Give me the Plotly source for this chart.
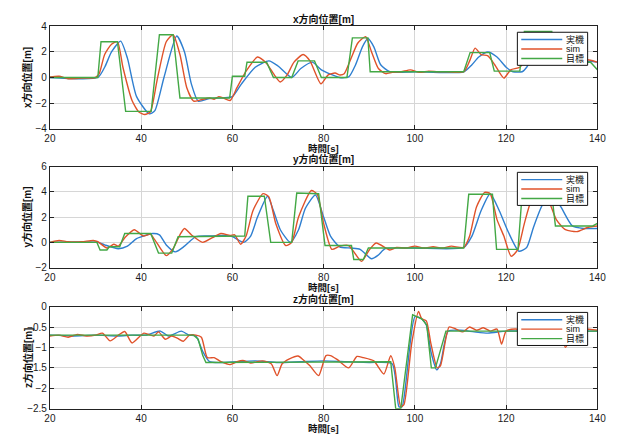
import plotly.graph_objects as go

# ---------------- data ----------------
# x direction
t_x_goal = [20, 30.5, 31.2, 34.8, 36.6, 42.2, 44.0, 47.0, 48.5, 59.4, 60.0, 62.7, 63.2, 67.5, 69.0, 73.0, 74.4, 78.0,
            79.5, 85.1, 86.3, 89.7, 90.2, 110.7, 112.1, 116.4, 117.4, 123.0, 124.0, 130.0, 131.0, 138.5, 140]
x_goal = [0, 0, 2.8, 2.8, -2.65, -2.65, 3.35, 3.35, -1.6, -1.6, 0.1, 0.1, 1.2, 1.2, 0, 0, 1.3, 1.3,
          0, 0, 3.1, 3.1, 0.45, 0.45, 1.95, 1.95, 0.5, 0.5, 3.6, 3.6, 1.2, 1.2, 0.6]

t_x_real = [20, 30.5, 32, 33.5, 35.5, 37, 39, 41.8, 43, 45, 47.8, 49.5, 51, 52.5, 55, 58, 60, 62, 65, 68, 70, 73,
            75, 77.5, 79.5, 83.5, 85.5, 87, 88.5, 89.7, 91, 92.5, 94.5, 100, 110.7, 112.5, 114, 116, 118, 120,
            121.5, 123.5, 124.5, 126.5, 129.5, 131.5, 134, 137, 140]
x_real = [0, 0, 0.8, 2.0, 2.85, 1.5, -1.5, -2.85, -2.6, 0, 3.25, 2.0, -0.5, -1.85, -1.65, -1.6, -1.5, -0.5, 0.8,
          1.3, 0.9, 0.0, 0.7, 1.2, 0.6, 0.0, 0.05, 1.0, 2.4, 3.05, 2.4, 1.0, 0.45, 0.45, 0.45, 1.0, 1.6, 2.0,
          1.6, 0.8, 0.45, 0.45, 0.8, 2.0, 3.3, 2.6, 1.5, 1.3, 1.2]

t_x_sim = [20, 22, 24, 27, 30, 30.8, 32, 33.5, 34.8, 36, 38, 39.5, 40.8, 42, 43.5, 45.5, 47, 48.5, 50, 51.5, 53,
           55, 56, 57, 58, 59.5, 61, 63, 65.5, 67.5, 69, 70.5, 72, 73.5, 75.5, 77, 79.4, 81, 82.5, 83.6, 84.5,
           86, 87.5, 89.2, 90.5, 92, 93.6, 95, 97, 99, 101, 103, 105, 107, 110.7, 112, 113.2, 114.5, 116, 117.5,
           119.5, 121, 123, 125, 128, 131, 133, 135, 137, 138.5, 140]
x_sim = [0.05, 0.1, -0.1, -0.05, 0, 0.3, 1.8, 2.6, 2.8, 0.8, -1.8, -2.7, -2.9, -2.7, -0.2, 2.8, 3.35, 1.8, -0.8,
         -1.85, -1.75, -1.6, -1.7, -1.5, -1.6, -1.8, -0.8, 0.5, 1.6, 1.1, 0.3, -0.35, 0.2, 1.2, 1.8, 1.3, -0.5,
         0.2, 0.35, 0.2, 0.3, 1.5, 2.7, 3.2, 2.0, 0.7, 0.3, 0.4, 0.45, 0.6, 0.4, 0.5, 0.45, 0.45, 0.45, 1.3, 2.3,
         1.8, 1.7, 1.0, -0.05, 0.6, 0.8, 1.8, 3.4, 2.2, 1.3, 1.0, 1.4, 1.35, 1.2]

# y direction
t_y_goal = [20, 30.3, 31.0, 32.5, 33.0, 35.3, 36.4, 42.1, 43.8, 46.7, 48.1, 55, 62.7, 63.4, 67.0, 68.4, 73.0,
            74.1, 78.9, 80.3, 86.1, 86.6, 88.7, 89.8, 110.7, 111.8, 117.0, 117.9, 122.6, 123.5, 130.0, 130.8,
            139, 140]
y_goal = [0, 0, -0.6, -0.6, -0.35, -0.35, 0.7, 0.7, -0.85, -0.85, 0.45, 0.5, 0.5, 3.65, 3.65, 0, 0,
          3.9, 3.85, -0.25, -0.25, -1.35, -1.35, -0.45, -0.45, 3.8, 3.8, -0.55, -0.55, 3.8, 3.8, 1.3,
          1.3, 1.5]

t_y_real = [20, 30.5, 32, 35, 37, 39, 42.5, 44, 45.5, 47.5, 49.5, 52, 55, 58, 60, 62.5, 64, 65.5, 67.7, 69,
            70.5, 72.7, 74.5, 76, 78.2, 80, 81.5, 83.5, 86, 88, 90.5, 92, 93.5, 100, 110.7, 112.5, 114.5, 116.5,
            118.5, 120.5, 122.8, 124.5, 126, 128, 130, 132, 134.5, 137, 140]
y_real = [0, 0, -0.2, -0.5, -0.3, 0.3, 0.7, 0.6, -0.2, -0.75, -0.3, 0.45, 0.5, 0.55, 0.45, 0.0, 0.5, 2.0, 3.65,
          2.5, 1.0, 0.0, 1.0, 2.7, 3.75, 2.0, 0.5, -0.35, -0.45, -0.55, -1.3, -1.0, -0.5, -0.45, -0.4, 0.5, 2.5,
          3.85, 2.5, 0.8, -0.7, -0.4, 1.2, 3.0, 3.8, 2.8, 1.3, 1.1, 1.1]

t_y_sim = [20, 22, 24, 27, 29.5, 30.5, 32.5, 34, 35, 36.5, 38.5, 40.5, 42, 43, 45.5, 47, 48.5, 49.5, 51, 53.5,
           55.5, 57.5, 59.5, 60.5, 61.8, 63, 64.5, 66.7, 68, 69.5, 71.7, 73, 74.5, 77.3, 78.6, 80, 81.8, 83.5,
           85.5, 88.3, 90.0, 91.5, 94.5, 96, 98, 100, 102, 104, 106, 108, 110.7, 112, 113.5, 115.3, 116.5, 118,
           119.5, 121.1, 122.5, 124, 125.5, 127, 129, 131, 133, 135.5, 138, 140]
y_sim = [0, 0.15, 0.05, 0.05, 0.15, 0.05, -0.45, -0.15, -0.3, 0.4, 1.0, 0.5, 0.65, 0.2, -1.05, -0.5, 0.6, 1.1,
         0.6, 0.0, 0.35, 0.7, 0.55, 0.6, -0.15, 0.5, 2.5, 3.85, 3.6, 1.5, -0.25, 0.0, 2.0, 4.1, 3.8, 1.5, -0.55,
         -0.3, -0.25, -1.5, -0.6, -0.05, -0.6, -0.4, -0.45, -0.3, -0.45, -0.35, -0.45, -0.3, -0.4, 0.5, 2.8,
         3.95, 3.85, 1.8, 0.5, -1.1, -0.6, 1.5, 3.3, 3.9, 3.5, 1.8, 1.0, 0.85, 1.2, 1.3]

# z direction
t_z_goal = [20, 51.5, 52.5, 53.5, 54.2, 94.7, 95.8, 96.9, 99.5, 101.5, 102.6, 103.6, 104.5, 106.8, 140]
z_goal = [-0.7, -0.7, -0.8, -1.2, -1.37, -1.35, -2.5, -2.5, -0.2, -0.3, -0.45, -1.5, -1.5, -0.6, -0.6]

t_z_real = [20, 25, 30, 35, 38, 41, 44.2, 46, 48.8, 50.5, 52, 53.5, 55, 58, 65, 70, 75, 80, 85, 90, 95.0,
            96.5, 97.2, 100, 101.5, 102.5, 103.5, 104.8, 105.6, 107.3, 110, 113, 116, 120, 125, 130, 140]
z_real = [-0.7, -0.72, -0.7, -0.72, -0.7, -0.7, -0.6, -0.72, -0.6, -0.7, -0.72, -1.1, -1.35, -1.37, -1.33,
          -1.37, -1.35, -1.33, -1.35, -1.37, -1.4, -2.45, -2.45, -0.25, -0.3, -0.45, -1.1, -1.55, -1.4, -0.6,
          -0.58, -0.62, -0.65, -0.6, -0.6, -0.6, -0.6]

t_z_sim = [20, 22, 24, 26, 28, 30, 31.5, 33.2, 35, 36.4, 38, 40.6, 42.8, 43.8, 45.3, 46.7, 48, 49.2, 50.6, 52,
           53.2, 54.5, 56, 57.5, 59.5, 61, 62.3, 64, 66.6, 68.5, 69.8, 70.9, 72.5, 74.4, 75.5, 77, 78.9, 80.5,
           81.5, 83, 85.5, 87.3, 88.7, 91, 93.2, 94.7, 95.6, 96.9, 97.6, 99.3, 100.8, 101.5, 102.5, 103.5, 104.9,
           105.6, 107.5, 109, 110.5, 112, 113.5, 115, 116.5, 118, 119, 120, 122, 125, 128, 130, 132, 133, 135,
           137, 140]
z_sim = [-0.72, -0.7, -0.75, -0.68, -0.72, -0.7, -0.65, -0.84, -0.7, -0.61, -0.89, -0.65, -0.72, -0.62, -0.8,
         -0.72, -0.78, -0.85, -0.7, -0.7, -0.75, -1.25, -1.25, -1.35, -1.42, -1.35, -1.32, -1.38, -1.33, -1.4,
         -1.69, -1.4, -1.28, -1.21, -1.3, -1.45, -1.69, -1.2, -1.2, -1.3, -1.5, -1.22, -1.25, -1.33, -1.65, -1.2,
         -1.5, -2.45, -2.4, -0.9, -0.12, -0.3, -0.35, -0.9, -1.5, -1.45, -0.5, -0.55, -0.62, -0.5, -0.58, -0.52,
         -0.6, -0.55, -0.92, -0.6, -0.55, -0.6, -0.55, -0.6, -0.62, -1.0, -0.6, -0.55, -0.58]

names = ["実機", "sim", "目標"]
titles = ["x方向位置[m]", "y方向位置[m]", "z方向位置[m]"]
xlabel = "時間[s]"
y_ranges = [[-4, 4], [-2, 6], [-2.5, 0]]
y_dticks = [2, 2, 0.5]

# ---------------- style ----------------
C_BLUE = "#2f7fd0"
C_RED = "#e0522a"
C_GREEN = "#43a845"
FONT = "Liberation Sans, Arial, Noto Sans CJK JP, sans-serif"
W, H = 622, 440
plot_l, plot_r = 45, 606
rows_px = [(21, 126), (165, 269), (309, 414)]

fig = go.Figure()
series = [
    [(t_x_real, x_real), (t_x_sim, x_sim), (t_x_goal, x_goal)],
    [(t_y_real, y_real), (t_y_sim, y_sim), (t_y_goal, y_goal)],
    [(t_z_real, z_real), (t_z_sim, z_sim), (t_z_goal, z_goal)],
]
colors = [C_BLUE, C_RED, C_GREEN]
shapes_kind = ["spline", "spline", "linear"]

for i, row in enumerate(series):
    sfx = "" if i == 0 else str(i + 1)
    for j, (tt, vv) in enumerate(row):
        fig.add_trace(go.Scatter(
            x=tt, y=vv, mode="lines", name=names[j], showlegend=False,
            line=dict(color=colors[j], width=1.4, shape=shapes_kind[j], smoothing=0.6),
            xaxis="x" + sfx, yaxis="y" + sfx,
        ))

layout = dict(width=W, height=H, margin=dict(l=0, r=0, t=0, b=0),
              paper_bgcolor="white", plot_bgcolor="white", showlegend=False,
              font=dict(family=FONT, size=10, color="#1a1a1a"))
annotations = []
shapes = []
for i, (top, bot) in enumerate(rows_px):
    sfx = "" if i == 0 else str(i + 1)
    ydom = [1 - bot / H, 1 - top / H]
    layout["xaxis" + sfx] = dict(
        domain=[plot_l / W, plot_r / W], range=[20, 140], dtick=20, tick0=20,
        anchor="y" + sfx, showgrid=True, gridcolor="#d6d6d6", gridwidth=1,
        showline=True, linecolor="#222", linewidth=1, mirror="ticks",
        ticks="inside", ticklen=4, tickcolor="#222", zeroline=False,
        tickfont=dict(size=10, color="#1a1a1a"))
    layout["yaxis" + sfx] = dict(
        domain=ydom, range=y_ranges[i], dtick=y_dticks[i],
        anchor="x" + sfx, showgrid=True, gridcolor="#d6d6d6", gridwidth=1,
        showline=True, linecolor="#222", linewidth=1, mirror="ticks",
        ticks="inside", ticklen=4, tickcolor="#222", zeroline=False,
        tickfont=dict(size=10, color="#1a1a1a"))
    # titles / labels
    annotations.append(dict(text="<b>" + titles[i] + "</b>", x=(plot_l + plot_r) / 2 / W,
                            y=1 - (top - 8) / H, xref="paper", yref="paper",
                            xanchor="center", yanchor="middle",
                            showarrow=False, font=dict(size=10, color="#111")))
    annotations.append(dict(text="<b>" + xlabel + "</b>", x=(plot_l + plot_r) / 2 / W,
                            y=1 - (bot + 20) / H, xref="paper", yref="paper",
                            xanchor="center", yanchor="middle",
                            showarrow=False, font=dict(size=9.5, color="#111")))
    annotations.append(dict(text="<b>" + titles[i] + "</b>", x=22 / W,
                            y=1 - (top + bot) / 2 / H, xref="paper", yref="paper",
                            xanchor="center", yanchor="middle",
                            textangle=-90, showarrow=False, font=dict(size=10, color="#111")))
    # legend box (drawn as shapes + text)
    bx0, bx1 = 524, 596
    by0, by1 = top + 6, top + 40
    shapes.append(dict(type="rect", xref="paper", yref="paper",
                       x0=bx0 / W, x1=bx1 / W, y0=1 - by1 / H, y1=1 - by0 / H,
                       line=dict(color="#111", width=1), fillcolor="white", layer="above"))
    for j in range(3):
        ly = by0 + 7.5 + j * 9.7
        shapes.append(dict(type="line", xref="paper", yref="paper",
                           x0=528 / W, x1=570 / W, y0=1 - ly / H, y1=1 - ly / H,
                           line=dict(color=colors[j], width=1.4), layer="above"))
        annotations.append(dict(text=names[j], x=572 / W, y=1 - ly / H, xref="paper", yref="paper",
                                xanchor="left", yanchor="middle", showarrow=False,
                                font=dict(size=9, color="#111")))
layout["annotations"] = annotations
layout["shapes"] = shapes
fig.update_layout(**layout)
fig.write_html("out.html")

* * *

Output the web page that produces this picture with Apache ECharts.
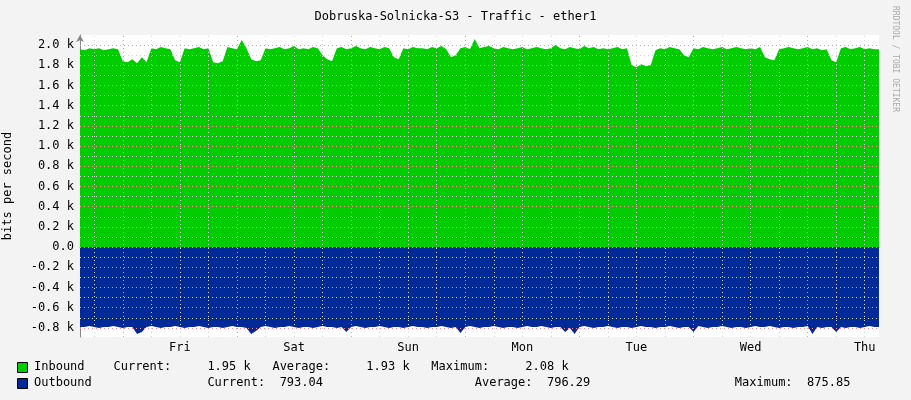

* * *

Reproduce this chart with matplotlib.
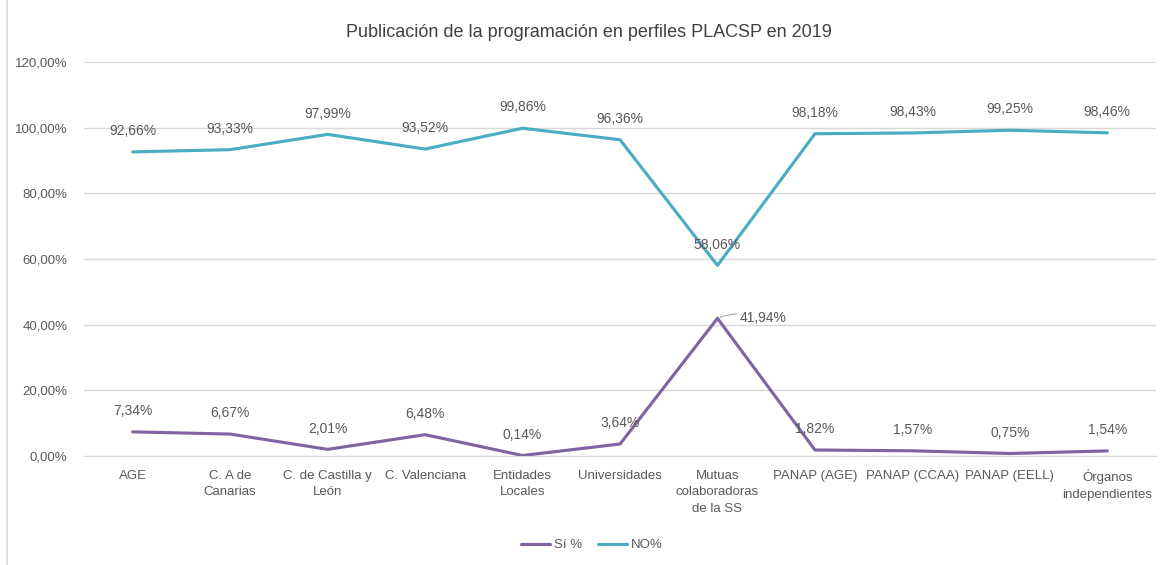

§ **What this task involves**: Using the data above, print only the lines starting at the one with "Give me the Plotly source for this chart." and ending at the one with "1.6, 0.8, 0.45, 0.45, 0.8, 2.0, 3.3, 2.6, 1.5, 1.3, 1.2]", exactly as they stand, minus the pictures.

§ **The response**:
Give me the Plotly source for this chart.
import plotly.graph_objects as go

# ---------------- data ----------------
# x direction
t_x_goal = [20, 30.5, 31.2, 34.8, 36.6, 42.2, 44.0, 47.0, 48.5, 59.4, 60.0, 62.7, 63.2, 67.5, 69.0, 73.0, 74.4, 78.0,
            79.5, 85.1, 86.3, 89.7, 90.2, 110.7, 112.1, 116.4, 117.4, 123.0, 124.0, 130.0, 131.0, 138.5, 140]
x_goal = [0, 0, 2.8, 2.8, -2.65, -2.65, 3.35, 3.35, -1.6, -1.6, 0.1, 0.1, 1.2, 1.2, 0, 0, 1.3, 1.3,
          0, 0, 3.1, 3.1, 0.45, 0.45, 1.95, 1.95, 0.5, 0.5, 3.6, 3.6, 1.2, 1.2, 0.6]

t_x_real = [20, 30.5, 32, 33.5, 35.5, 37, 39, 41.8, 43, 45, 47.8, 49.5, 51, 52.5, 55, 58, 60, 62, 65, 68, 70, 73,
            75, 77.5, 79.5, 83.5, 85.5, 87, 88.5, 89.7, 91, 92.5, 94.5, 100, 110.7, 112.5, 114, 116, 118, 120,
            121.5, 123.5, 124.5, 126.5, 129.5, 131.5, 134, 137, 140]
x_real = [0, 0, 0.8, 2.0, 2.85, 1.5, -1.5, -2.85, -2.6, 0, 3.25, 2.0, -0.5, -1.85, -1.65, -1.6, -1.5, -0.5, 0.8,
          1.3, 0.9, 0.0, 0.7, 1.2, 0.6, 0.0, 0.05, 1.0, 2.4, 3.05, 2.4, 1.0, 0.45, 0.45, 0.45, 1.0, 1.6, 2.0,
          1.6, 0.8, 0.45, 0.45, 0.8, 2.0, 3.3, 2.6, 1.5, 1.3, 1.2]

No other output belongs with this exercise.